Raw records
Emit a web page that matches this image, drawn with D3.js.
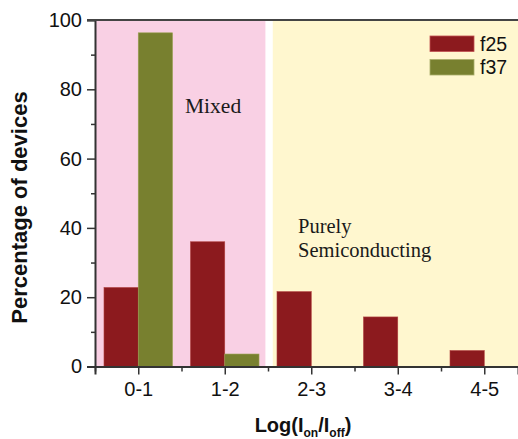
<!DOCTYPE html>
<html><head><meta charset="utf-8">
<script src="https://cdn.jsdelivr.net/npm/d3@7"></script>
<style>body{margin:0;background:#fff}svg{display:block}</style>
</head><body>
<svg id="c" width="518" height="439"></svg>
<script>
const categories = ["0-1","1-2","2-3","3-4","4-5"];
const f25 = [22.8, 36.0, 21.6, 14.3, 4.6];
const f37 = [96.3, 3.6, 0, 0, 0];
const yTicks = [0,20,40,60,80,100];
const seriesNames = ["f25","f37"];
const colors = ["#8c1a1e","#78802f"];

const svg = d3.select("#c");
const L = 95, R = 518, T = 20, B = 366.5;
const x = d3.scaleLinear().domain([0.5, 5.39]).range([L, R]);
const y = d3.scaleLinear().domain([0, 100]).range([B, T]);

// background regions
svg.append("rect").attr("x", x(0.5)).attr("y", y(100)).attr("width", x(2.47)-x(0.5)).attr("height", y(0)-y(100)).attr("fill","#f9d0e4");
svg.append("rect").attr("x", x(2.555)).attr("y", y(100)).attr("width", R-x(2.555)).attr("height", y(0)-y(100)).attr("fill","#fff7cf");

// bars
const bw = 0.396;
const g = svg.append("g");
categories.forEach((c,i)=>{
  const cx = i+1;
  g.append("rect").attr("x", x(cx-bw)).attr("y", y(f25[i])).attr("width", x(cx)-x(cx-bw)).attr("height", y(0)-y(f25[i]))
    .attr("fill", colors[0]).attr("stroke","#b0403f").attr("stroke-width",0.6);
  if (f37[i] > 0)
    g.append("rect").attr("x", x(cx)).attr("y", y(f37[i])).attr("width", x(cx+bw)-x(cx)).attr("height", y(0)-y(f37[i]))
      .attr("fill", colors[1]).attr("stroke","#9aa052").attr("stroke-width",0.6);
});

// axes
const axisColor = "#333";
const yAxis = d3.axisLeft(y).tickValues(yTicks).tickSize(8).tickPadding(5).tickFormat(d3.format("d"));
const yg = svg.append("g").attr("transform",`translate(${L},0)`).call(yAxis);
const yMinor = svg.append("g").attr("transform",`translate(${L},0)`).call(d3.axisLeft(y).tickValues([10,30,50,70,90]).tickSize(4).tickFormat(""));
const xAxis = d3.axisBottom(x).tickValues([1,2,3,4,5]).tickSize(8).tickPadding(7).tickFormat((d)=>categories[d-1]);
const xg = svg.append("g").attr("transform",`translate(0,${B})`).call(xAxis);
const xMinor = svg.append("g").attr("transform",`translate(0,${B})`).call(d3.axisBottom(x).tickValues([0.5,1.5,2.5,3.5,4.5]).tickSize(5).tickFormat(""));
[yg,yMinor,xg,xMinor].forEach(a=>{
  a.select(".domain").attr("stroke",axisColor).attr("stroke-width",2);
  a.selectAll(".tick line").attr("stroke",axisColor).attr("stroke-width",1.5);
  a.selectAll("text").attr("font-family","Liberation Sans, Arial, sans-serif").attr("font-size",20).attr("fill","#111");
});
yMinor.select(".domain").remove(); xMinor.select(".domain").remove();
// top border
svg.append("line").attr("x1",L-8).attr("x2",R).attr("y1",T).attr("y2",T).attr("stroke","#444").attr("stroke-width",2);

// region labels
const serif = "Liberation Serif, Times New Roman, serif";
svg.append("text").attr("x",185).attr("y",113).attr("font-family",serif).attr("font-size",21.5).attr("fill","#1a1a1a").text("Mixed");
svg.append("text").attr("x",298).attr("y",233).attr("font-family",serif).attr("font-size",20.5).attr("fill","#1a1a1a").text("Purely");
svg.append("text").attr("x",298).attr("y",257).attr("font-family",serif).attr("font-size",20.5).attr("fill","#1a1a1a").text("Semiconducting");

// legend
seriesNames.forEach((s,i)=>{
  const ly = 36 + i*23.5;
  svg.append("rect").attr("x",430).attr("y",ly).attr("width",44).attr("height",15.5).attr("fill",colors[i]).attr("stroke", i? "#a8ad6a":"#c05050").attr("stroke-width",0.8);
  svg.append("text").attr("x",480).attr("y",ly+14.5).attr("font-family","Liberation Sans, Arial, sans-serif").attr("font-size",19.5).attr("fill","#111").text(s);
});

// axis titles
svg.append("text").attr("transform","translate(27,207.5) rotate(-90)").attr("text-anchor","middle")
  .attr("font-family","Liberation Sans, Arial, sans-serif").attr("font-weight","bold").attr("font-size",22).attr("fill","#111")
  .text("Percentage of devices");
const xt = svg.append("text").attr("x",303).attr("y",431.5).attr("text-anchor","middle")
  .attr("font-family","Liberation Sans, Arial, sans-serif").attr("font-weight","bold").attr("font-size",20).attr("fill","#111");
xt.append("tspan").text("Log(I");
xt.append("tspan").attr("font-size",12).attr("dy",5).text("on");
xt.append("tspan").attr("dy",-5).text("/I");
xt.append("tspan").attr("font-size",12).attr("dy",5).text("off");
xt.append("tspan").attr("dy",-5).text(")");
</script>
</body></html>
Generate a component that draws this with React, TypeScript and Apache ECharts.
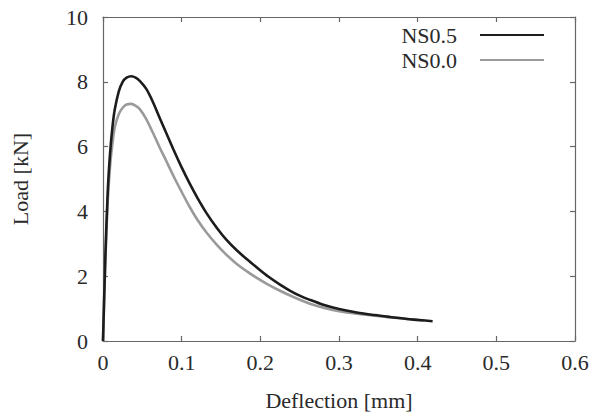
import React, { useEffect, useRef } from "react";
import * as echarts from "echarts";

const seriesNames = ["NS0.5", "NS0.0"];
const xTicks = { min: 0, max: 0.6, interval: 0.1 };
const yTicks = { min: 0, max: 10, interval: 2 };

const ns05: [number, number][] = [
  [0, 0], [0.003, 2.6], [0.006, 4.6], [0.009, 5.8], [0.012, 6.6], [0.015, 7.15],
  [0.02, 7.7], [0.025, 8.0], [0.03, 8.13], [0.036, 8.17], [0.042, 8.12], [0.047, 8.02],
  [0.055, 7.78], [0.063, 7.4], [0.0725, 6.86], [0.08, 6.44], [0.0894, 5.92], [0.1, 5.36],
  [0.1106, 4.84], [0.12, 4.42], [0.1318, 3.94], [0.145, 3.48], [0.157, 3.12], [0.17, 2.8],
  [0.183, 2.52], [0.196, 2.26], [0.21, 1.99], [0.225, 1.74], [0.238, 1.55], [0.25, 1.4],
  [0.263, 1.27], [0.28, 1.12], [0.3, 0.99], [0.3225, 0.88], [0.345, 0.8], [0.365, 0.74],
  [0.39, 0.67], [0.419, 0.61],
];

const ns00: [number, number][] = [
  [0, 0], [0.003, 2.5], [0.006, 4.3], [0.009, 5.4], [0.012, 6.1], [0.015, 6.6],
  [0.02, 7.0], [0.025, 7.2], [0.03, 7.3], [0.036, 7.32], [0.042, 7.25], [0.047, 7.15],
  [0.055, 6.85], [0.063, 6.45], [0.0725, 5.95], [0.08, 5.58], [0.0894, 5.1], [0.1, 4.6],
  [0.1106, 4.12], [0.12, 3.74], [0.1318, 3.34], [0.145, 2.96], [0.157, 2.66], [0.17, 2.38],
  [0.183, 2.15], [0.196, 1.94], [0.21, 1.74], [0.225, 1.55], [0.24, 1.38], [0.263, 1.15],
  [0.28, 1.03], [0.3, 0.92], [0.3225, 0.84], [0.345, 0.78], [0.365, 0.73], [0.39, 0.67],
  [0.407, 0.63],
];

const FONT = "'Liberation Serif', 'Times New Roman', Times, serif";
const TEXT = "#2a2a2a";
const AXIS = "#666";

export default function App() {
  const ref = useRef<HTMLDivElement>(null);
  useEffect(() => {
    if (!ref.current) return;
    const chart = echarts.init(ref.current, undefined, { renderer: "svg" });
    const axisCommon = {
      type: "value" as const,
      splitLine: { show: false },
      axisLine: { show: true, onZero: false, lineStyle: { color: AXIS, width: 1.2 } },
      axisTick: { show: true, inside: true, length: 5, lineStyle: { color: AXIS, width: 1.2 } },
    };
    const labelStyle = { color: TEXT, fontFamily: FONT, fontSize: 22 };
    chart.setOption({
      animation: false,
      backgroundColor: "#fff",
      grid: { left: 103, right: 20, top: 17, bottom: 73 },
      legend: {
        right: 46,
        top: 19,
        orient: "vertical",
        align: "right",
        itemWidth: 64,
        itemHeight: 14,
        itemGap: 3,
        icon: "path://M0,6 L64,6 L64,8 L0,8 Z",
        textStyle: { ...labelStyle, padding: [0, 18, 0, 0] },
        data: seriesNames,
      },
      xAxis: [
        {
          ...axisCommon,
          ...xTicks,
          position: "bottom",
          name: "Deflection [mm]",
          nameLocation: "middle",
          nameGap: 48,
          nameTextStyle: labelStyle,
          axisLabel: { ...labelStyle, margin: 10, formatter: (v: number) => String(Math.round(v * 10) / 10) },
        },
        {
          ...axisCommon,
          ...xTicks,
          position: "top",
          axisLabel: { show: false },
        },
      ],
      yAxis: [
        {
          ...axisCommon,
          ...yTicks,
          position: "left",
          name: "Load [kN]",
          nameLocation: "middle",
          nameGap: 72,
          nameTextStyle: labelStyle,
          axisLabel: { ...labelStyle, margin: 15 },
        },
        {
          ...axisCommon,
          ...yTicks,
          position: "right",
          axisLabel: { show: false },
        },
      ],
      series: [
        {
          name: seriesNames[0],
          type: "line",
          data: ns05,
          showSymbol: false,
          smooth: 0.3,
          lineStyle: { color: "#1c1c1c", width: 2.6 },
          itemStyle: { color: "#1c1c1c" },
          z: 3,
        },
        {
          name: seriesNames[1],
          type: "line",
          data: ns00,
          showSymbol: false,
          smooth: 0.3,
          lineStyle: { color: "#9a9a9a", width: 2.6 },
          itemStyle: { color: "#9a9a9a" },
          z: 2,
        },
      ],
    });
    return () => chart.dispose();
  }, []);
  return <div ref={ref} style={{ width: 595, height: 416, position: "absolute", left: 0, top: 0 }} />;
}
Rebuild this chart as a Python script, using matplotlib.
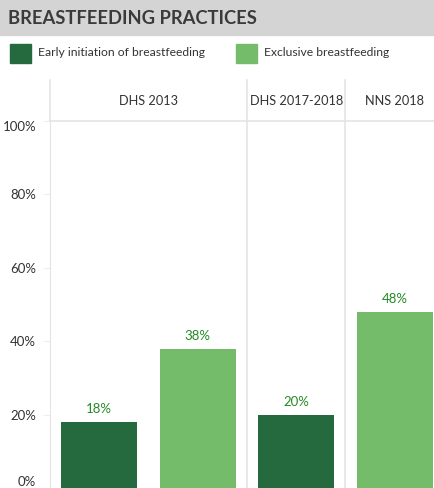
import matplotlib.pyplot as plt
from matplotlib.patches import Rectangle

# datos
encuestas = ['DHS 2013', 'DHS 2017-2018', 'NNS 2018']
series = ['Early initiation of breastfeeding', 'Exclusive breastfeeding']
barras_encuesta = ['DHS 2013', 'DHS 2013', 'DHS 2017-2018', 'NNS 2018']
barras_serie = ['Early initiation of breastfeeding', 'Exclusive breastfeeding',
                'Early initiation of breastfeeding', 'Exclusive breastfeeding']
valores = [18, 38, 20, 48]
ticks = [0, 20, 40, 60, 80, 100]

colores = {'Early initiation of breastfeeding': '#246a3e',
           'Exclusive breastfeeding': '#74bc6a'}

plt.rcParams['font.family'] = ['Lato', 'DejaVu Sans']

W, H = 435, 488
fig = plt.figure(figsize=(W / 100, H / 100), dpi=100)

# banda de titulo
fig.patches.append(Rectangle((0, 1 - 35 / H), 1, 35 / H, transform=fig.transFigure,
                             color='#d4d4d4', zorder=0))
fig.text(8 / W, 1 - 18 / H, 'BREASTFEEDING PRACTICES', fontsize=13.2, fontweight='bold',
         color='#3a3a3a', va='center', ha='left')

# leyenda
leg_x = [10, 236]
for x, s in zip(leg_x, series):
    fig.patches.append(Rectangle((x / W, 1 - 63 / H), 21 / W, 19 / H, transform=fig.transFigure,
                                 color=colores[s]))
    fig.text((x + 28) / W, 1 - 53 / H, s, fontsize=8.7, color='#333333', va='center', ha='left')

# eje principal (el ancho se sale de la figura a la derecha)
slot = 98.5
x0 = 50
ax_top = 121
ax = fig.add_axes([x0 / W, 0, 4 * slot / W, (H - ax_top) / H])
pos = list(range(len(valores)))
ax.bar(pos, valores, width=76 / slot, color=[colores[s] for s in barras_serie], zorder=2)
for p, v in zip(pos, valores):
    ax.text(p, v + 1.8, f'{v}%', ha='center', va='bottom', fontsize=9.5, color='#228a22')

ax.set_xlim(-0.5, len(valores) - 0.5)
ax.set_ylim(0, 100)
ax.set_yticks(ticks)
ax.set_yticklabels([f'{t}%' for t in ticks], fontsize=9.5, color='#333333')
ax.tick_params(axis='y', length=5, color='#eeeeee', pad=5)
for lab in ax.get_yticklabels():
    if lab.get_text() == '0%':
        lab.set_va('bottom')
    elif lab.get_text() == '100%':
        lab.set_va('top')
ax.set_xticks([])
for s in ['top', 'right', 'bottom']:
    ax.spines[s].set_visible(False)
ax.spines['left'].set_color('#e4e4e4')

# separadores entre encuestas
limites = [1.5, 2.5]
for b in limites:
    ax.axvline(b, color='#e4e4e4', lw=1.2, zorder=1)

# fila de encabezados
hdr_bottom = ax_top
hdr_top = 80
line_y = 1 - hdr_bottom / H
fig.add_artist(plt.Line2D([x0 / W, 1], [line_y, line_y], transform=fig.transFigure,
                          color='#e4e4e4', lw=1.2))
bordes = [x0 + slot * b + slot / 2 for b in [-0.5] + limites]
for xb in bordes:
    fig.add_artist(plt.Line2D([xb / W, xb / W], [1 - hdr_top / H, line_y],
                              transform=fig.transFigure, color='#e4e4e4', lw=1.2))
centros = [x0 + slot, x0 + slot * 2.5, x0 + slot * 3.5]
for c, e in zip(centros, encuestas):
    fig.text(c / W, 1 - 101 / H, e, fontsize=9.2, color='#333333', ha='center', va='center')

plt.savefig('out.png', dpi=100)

_The problem_: Without the pictures, write out exactly the lines from the one that has "Rebuild this chart" down to the one that has "plt.rcParams['font.family'] = ['Lato', 'DejaVu", both included.

_Response to the task_:
Rebuild this chart as a Python script, using matplotlib.
import matplotlib.pyplot as plt
from matplotlib.patches import Rectangle

# datos
encuestas = ['DHS 2013', 'DHS 2017-2018', 'NNS 2018']
series = ['Early initiation of breastfeeding', 'Exclusive breastfeeding']
barras_encuesta = ['DHS 2013', 'DHS 2013', 'DHS 2017-2018', 'NNS 2018']
barras_serie = ['Early initiation of breastfeeding', 'Exclusive breastfeeding',
                'Early initiation of breastfeeding', 'Exclusive breastfeeding']
valores = [18, 38, 20, 48]
ticks = [0, 20, 40, 60, 80, 100]

colores = {'Early initiation of breastfeeding': '#246a3e',
           'Exclusive breastfeeding': '#74bc6a'}

plt.rcParams['font.family'] = ['Lato', 'DejaVu Sans']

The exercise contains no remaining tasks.